As such, we ventured inside the first restaurant we came across - We will call this "Bad Tandoori". You may not have noticed, but I have cleverly concealed the real name of this establishment, as I don't want to get in trouble for suggesting they might serve low-quality food, as I'm about to.


Bad Tandoori: Bad.
Now, since we wanted a bit of old-school curry house, we also expected to see another old favourite section on the menu, "English Dishes."
It amazes me that today there are still people who go to an Indian restaurant and can't find themselves anything to eat amongst the 'foreign muck', so plump for a mushroom omelette or chicken & chips.

But nonetheless, you still see these dishes available on most old-school menus and people must thus be ordering them. Each to their very backwards own.

But something even more unusual than egg & chips caught my dining partner's eye on this section of Bad Tandoori's menu. See if you can spot it from the below picture.
English Dishes: Unnecessary.
Yes, that's right - it's number 105 - "Spaghetti Hoops in Tomato Sauce".

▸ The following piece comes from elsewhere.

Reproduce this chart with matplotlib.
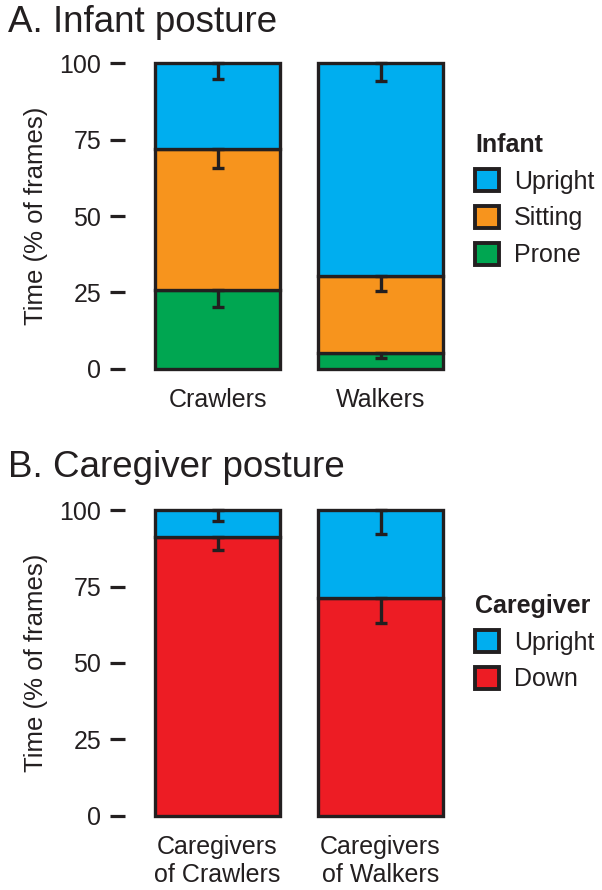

My friend enquired, tongue-firmly-in-cheek of course, if the spaghetti hoops were served on toast?
"No", was the blunt answer from the waiter. I informed my friend that it clearly said that the "English & Continental" dishes were served with chips, peas & tomatoes, if he had read the menu.

But the waiter then corrected me - "No, only the omelette comes with these."
My friend continued - "So, it's just a bowl of spaghetti hoops? On it's own?"
"Yes sir."

Hmmm. So your £4.95 bought you a microwaved bowl of spaghetti hoops in tomato sauce, probably purchased from Lidl 2 years ago for 20p.

Given their curries were quite reasonably priced, we didn't like the idea they might be working to the same profit margins on the meat they were buying. So we slinked out. Always an embarrassing thing to do, but thankfully this time not because I realised I couldn't afford it.

The table next to us heard the whole conversation. Clearly not appreciating they might about to be fed maggot-infected meat and rotting onions, they gave us very funny looks as we left.

That this conversation with the waiter about spaghetti hoops had caused us to reject the entire establishment obviously bemused them. They probably wondered why we were so precious about spaghetti hoops, and thinking if we wanted spaghetti hoops on toast, why we had come into an Indian Restaurant?

One thing I do regret is that we didn't really give Bad Tandoori a chance. An Indian Restaurant should not really be judged on it's spaghetti hoops. Plus we didn't even try their spaghetti hoops. They might have been really nice. And I quite like spaghetti hoops to be honest.

Around the corner though, we soon found another establishment - the Tavistock Tandoori. This one had all the old classics, plus a very tasty chef's special that I lapped up gratefully.
Good Tandoori: Good.
It was actually a really, really great curry. I'd recommend it to anyone. Except if you were looking for spaghetti hoops. They didn't have spaghetti hoops in the Tavistock Tandoori.

If you are looking for spaghetti hoops as a curry accompaniment, your quest is on to discover the real name of Bad Tandoori. I won't be telling you where it is.
 
One day when I'm feeling flush, I may return to Bad Tandoori and order the spaghetti hoops just for the hell of it.